La tierra – sentenció el cura, – necesita escupir sus entrañas, y es por esta Capellanía por donde paradójicamente parece que van a salir todos los demonios en tropel. Por mis tierras, – pensó el cura-, por estos ingratos parajes donde me he dejado media vida.
El bramido ensordecedor del magma abriéndose paso hacia la superficie, heló la sangre de los que se habían congregado en las faldas de Tamia.
A media tarde; ardieron los pajeros de la era, que se agrieta. La tierra empieza a escupir lava. Don Luis Duarte con su gente y a salvo en aquella loma cercana, ve como el incipiente cráter va creciendo y ensanchando su negra boca. Impotente; bañado en sudor y llanto, observa aterrado como todo su patrimonio desaparece entre corrientes de lava y toneladas de lapilli incandescente. Sic transit gloria mundi, -dicen que se le oyó musitar-.

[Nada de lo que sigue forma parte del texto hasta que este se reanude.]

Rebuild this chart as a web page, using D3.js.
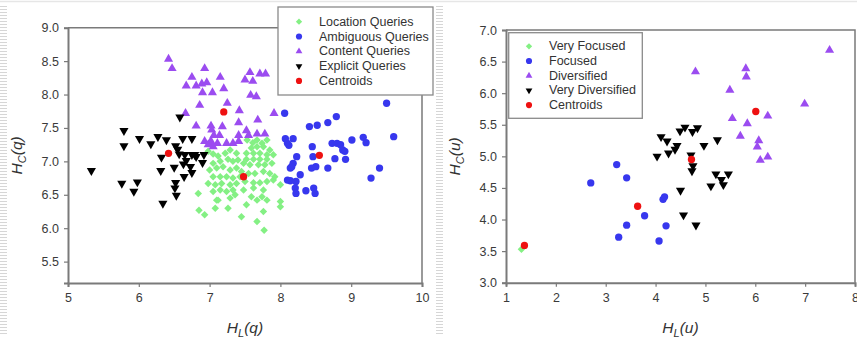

En carta manuscrita fechada en noviembre de 1824, relata Don José Cabrera Carreño, (cura párroco en aquellos años del pueblo de Tinajo,) los acontecimientos volcánicos acaecidos hace ahora 179 años. Fue tío carnal de quien fuera mi tatarabuelo paterno; José María Cabrera-Carreño Betancort, quien; un año después de aquellos sucesos, cruzó las todavía calientes lavas del volcán de Tao, para establecerse en Tinajo con doña Francisca Dominga Tejera Cabrera con la que había contraído matrimonio el once de Agosto de 1825 en la Iglesia del Señor San Roque de Tinajo. La ceremonia fue celebrada por el accidental cronista de aquella erupción el mencionado reverendo don José Cabrera Carreño.
Con mucha osadía he pretendido recrear en este intrascendente aniversario, aquel trágico acontecimiento poniendo algo de imaginación en el asunto y solo por el puro placer de contarlo a los que hayan tenido el gusto o el disgusto – nunca se sabe, por experiencias anteriores – de leerlo.